Disney’s Queen of Katwe is a very nice movie. It politely does exactly what it came to do. No big surprises. And for once, that’s actually a good thing.
The film tells the true story of Phiona Mutesi (Madina Nalwanga), a young Ugandan girl who sells corn on the street and lives with her mother Nakku Harriet (Lupita Nyong’o) and assorted siblings. They’re poor and don’t have too much going on, until Phiona falls in with an impromptu chess school run as a sort of community outreach project by Robert Katende (David Oyelowo). Phiona learns the game, and the ragtag bunch of kids play daily in a corrugated steel shack. Katende decides it’d be jolly to enter them in a regional tournament, and faces predictable prejudice (no poor kids here sir!). With just this much plot as runway, even a novice pilot could bring it on home for landing.
But while a super-gritty struggle-pic it’s not and the outcome is never much in doubt, director Mira Nair takes these warmhearted Disney fundamentals and squeezes from them a bright, sweet little cup of nectar.
Sure, the hardships are mostly predictable — money’s short, the rich kids will never take us seriously, and so on — and the richly-saturated street scenes probably gloss over some of the less pleasant aspects of urban Ugandan life. (Shot on location in the Katwe slums in Kampala, Uganda, there’s a part-voyeuristic, part-travelogue feel — whitewash or not.)
But this is a feel-good tale of nature and nurture driving a heartily underprivileged kid (who nonetheless doesn’t see herself that way) to some fairly heady heights. Lupita Nyong’o is excellent as Phiona’s mother, delivering a strong but nuanced performance in a role that, on first blush, offers little room for subtlety. David Oyelowo is great as well, playing the kind of through-and-through do-gooder that Disney films run on and that we all hope exist, somewhere. And Madina Nalwanga strikes just the right balance as a sometimes frustrated, sometimes petulant, sometimes prideful but always good kid who’s really just a total A-player and learns that winning itself can be, at times, an empty experience. Nair focuses just enough on each of these three main characters, always leaving Nalwanga room to play Phiona as a real, lived-in person. It’s well done.
Call me a pointless nerd, but I felt a bit shortchanged on the chess. For a movie ostensibly about the game, there’s hardly any of it actually played on screen. It’d be tough to make a football movie that didn’t show the big game, or a racing film that made do with third party descriptions of the championship — but that’s essentially what Queen of Katwe does. We’re never shown much of a game — just a couple of aw-shucks mates likely to impress people who don’t play too much. I don’t need to watch Kasparov finger-twiddle through a four-hour showdown with Deep Blue, but it would’ve been nice to drop at least a couple of nice sequences in.

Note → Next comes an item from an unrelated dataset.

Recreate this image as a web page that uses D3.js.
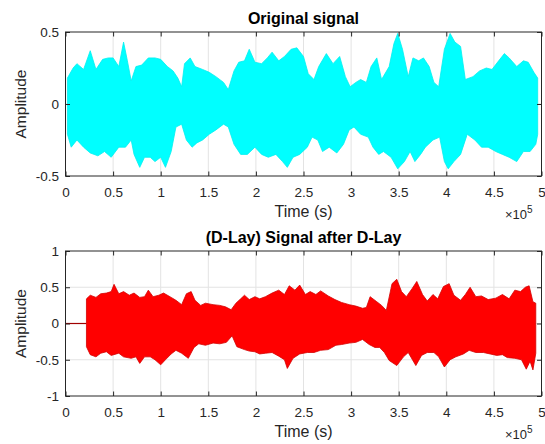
<!DOCTYPE html>
<html>
<head>
<meta charset="utf-8">
<script src="https://cdn.jsdelivr.net/npm/d3@7"></script>
<style>
  html, body { margin: 0; padding: 0; background: #ffffff; }
  svg { display: block; font-family: "Liberation Sans", Arial, Helvetica, sans-serif; }
</style>
</head>
<body>
<svg id="chart" width="545" height="444"></svg>
<script>
// ---------------- DATA (time in units of 1e5 samples) ----------------
const xTicks = [0, 0.5, 1, 1.5, 2, 2.5, 3, 3.5, 4, 4.5, 5];
const yTicksTop = [-0.5, 0, 0.5];
const yTicksBottom = [-1, -0.5, 0, 0.5, 1];

const titles = ["Original signal", "(D-Lay) Signal after D-Lay"];
const xLabel = "Time (s)";
const yLabel = "Amplitude";

// upper / lower envelope of the original (cyan) signal, [time, amplitude]
const origUpper = [[0.02,0.18],[0.08,0.25],[0.12,0.28],[0.19,0.24],[0.26,0.37],[0.32,0.24],[0.39,0.31],[0.45,0.32],[0.50,0.32],[0.56,0.26],[0.61,0.43],[0.65,0.30],[0.69,0.16],[0.74,0.26],[0.80,0.27],[0.87,0.32],[0.94,0.32],[1.00,0.31],[1.07,0.26],[1.13,0.23],[1.18,0.18],[1.22,0.12],[1.25,0.28],[1.31,0.32],[1.36,0.26],[1.44,0.24],[1.51,0.22],[1.58,0.19],[1.66,0.15],[1.71,0.10],[1.77,0.23],[1.82,0.29],[1.88,0.30],[1.93,0.38],[1.99,0.29],[2.06,0.28],[2.12,0.32],[2.17,0.36],[2.24,0.30],[2.30,0.33],[2.37,0.38],[2.43,0.39],[2.50,0.33],[2.55,0.21],[2.61,0.17],[2.66,0.26],[2.74,0.35],[2.81,0.28],[2.88,0.33],[2.94,0.19],[2.99,0.12],[3.05,0.15],[3.10,0.17],[3.16,0.15],[3.21,0.26],[3.27,0.32],[3.32,0.17],[3.40,0.26],[3.45,0.42],[3.49,0.49],[3.54,0.38],[3.60,0.19],[3.65,0.32],[3.71,0.30],[3.76,0.32],[3.82,0.26],[3.87,0.15],[3.92,0.12],[3.98,0.38],[4.04,0.49],[4.09,0.43],[4.15,0.40],[4.20,0.17],[4.28,0.19],[4.35,0.23],[4.42,0.25],[4.48,0.24],[4.55,0.30],[4.61,0.35],[4.66,0.32],[4.74,0.26],[4.81,0.30],[4.86,0.29],[4.92,0.22],[4.96,0.18]];
const origLower = [[0.02,-0.21],[0.06,-0.30],[0.12,-0.25],[0.19,-0.30],[0.26,-0.34],[0.34,-0.36],[0.41,-0.33],[0.48,-0.37],[0.56,-0.30],[0.63,-0.30],[0.69,-0.25],[0.72,-0.35],[0.78,-0.44],[0.83,-0.37],[0.89,-0.37],[0.94,-0.40],[1.00,-0.37],[1.05,-0.44],[1.11,-0.33],[1.16,-0.16],[1.22,-0.14],[1.27,-0.25],[1.33,-0.30],[1.38,-0.27],[1.44,-0.25],[1.51,-0.21],[1.58,-0.18],[1.66,-0.14],[1.71,-0.16],[1.77,-0.28],[1.84,-0.35],[1.91,-0.35],[1.99,-0.30],[2.06,-0.35],[2.13,-0.37],[2.21,-0.35],[2.28,-0.40],[2.33,-0.44],[2.39,-0.37],[2.46,-0.35],[2.54,-0.30],[2.59,-0.23],[2.65,-0.25],[2.70,-0.33],[2.77,-0.30],[2.85,-0.34],[2.92,-0.28],[2.98,-0.18],[3.03,-0.16],[3.10,-0.21],[3.18,-0.23],[3.23,-0.30],[3.29,-0.35],[3.34,-0.33],[3.42,-0.37],[3.49,-0.45],[3.56,-0.40],[3.62,-0.33],[3.67,-0.40],[3.73,-0.35],[3.78,-0.30],[3.86,-0.25],[3.93,-0.23],[3.98,-0.40],[4.02,-0.45],[4.08,-0.40],[4.15,-0.35],[4.22,-0.21],[4.30,-0.25],[4.37,-0.30],[4.44,-0.30],[4.52,-0.33],[4.59,-0.35],[4.66,-0.37],[4.74,-0.40],[4.81,-0.33],[4.88,-0.33],[4.94,-0.28],[4.96,-0.21]];

// delayed (red) signal: silent lead-in, then upper / lower envelope
const delayFlat = [[0,0],[0.22,0]];
const delayUpper = [[0.22,0.34],[0.26,0.39],[0.32,0.36],[0.37,0.41],[0.43,0.42],[0.48,0.44],[0.51,0.54],[0.56,0.41],[0.61,0.44],[0.67,0.39],[0.72,0.42],[0.78,0.36],[0.83,0.37],[0.87,0.46],[0.92,0.37],[0.98,0.39],[1.03,0.42],[1.11,0.36],[1.16,0.32],[1.22,0.26],[1.27,0.41],[1.32,0.44],[1.36,0.32],[1.42,0.25],[1.47,0.28],[1.55,0.26],[1.62,0.25],[1.68,0.23],[1.74,0.19],[1.79,0.28],[1.84,0.34],[1.88,0.39],[1.93,0.33],[1.99,0.37],[2.04,0.34],[2.10,0.37],[2.17,0.42],[2.24,0.46],[2.30,0.40],[2.35,0.52],[2.41,0.46],[2.46,0.53],[2.52,0.40],[2.57,0.44],[2.63,0.40],[2.68,0.45],[2.76,0.38],[2.83,0.33],[2.90,0.29],[2.98,0.26],[3.05,0.24],[3.12,0.21],[3.16,0.22],[3.20,0.37],[3.27,0.30],[3.32,0.25],[3.37,0.18],[3.43,0.55],[3.48,0.61],[3.53,0.44],[3.58,0.37],[3.64,0.48],[3.69,0.58],[3.75,0.40],[3.80,0.31],[3.86,0.40],[3.91,0.34],[3.97,0.51],[4.03,0.55],[4.08,0.39],[4.15,0.32],[4.20,0.40],[4.25,0.50],[4.31,0.37],[4.37,0.38],[4.44,0.33],[4.52,0.35],[4.59,0.40],[4.66,0.34],[4.72,0.46],[4.78,0.44],[4.83,0.50],[4.87,0.52],[4.91,0.30],[4.94,0.28]];
const delayLower = [[0.22,-0.32],[0.26,-0.43],[0.32,-0.46],[0.37,-0.41],[0.43,-0.39],[0.48,-0.44],[0.56,-0.41],[0.61,-0.46],[0.69,-0.48],[0.74,-0.46],[0.78,-0.55],[0.83,-0.46],[0.89,-0.46],[0.94,-0.50],[1.00,-0.57],[1.05,-0.50],[1.11,-0.42],[1.16,-0.37],[1.22,-0.41],[1.29,-0.48],[1.35,-0.33],[1.40,-0.28],[1.47,-0.30],[1.55,-0.27],[1.62,-0.28],[1.69,-0.26],[1.75,-0.17],[1.80,-0.32],[1.88,-0.36],[1.93,-0.38],[1.99,-0.39],[2.04,-0.42],[2.10,-0.41],[2.17,-0.40],[2.24,-0.45],[2.30,-0.50],[2.33,-0.62],[2.39,-0.48],[2.46,-0.42],[2.54,-0.40],[2.61,-0.40],[2.68,-0.37],[2.76,-0.36],[2.84,-0.30],[2.90,-0.29],[2.98,-0.27],[3.05,-0.26],[3.12,-0.22],[3.19,-0.29],[3.25,-0.33],[3.30,-0.33],[3.35,-0.40],[3.40,-0.51],[3.48,-0.58],[3.55,-0.46],[3.60,-0.40],[3.68,-0.58],[3.74,-0.44],[3.80,-0.40],[3.87,-0.40],[3.92,-0.46],[3.98,-0.60],[4.04,-0.50],[4.10,-0.46],[4.18,-0.42],[4.24,-0.37],[4.31,-0.40],[4.39,-0.40],[4.46,-0.42],[4.53,-0.44],[4.59,-0.43],[4.64,-0.47],[4.72,-0.48],[4.79,-0.50],[4.84,-0.63],[4.88,-0.52],[4.91,-0.64],[4.94,-0.41]];

// ---------------- LAYOUT ----------------
const svg = d3.select("#chart");
const left = 65.5, right = 541.5;
const panels = [
  { top: 32, bottom: 176, yDomain: [-0.5, 0.5], yTicks: yTicksTop, title: titles[0],
    upper: origUpper, lower: origLower, fill: "#00ffff", stroke: "#00f0f0", flat: null },
  { top: 251, bottom: 396, yDomain: [-1, 1], yTicks: yTicksBottom, title: titles[1],
    upper: delayUpper, lower: delayLower, fill: "#ff0000", stroke: "#d40000", flat: delayFlat }
];

const axisColor = "#262626";
const gridColor = "#e3e3e3";
const fmt = d => String(d);

panels.forEach(p => {
  const x = d3.scaleLinear().domain([0, 5]).range([left, right]);
  const y = d3.scaleLinear().domain(p.yDomain).range([p.bottom, p.top]);
  const g = svg.append("g");

  // grid
  g.append("g").selectAll("line").data(xTicks.slice(1, -1)).join("line")
    .attr("x1", d => x(d)).attr("x2", d => x(d))
    .attr("y1", p.top).attr("y2", p.bottom)
    .attr("stroke", gridColor).attr("stroke-width", 1);
  g.append("g").selectAll("line").data(p.yTicks.slice(1, -1)).join("line")
    .attr("x1", left).attr("x2", right)
    .attr("y1", d => y(d)).attr("y2", d => y(d))
    .attr("stroke", gridColor).attr("stroke-width", 1);

  // signal
  const line = d3.line().x(d => x(d[0])).y(d => y(d[1]));
  if (p.flat) {
    g.append("path").attr("d", line(p.flat))
      .attr("fill", "none").attr("stroke", "#a00000").attr("stroke-width", 1.2);
  }
  const poly = p.upper.concat(p.lower.slice().reverse());
  g.append("path").attr("d", line(poly) + "Z")
    .attr("fill", p.fill).attr("stroke", p.stroke)
    .attr("stroke-width", 0.8).attr("stroke-linejoin", "miter");

  // axes (ticks inside)
  const tk = 4.5;
  const xb = g.append("g").attr("transform", `translate(0,${p.bottom})`)
    .call(d3.axisBottom(x).tickValues(xTicks).tickFormat(fmt).tickSize(-tk).tickPadding(11.5));
  const xt = g.append("g").attr("transform", `translate(0,${p.top})`)
    .call(d3.axisTop(x).tickValues(xTicks).tickFormat("").tickSize(-tk));
  const yl = g.append("g").attr("transform", `translate(${left},0)`)
    .call(d3.axisLeft(y).tickValues(p.yTicks).tickFormat(fmt).tickSize(-tk).tickPadding(6.5));
  const yr = g.append("g").attr("transform", `translate(${right},0)`)
    .call(d3.axisRight(y).tickValues(p.yTicks).tickFormat("").tickSize(-tk));
  [xb, xt, yl, yr].forEach(a => {
    a.select(".domain").remove();
    a.selectAll(".tick line").attr("stroke", axisColor);
    a.selectAll(".tick text").attr("fill", axisColor)
      .style("font-size", "13.5px").style("font-family", '"Liberation Sans", Arial, sans-serif');
  });

  // box
  g.append("rect").attr("x", left).attr("y", p.top)
    .attr("width", right - left).attr("height", p.bottom - p.top)
    .attr("fill", "none").attr("stroke", axisColor).attr("stroke-width", 1);

  // title
  g.append("text").attr("x", (left + right) / 2).attr("y", p.top - 8)
    .attr("text-anchor", "middle").attr("font-weight", "bold")
    .attr("font-size", "16px").attr("fill", "#000").text(p.title);

  // x label
  g.append("text").attr("x", (left + right) / 2).attr("y", p.bottom + 41)
    .attr("text-anchor", "middle").attr("font-size", "16px").attr("fill", axisColor).text(xLabel);

  // exponent
  const ex = g.append("text").attr("x", 505).attr("y", p.bottom + 43)
    .attr("font-size", "13px").attr("fill", axisColor);
  ex.append("tspan").text("\u00d710");
  ex.append("tspan").attr("dy", -6).attr("font-size", "10px").text("5");

  // y label
  g.append("text")
    .attr("transform", `translate(26,${(p.top + p.bottom) / 2}) rotate(-90)`)
    .attr("text-anchor", "middle").attr("font-size", "15.5px").attr("fill", axisColor).text(yLabel);
});
</script>
</body>
</html>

On the flip side, this dearth of actual chess play makes way for something arguably much more satisfying — the use of chess as metaphor. Here, the small can become strong; the pawn can become queen; the poor can defeat the rich, and so on. It’s an ongoing riff that keeps delivering throughout the film.
You might be tempted to skip this movie because it’s a formulaic little Disney feel-gooder with a bit too much exoticism for your matinee tastes. Don’t. Queen of Katwe is well done, authentic, and despite its probably 20%-too-cheery gloss on everything it touches, very much worth your time.
And stay for the end credits, which offer a nice spin on the typical true-story reveal. Oh, also, there’s a bumpin’ song.
Haus Verdict: No surprises in terms of plot, but an inspiring true story, colorful location shooting, and top-drawer performances carry the day.
Queen of Katwe opened Friday September 30.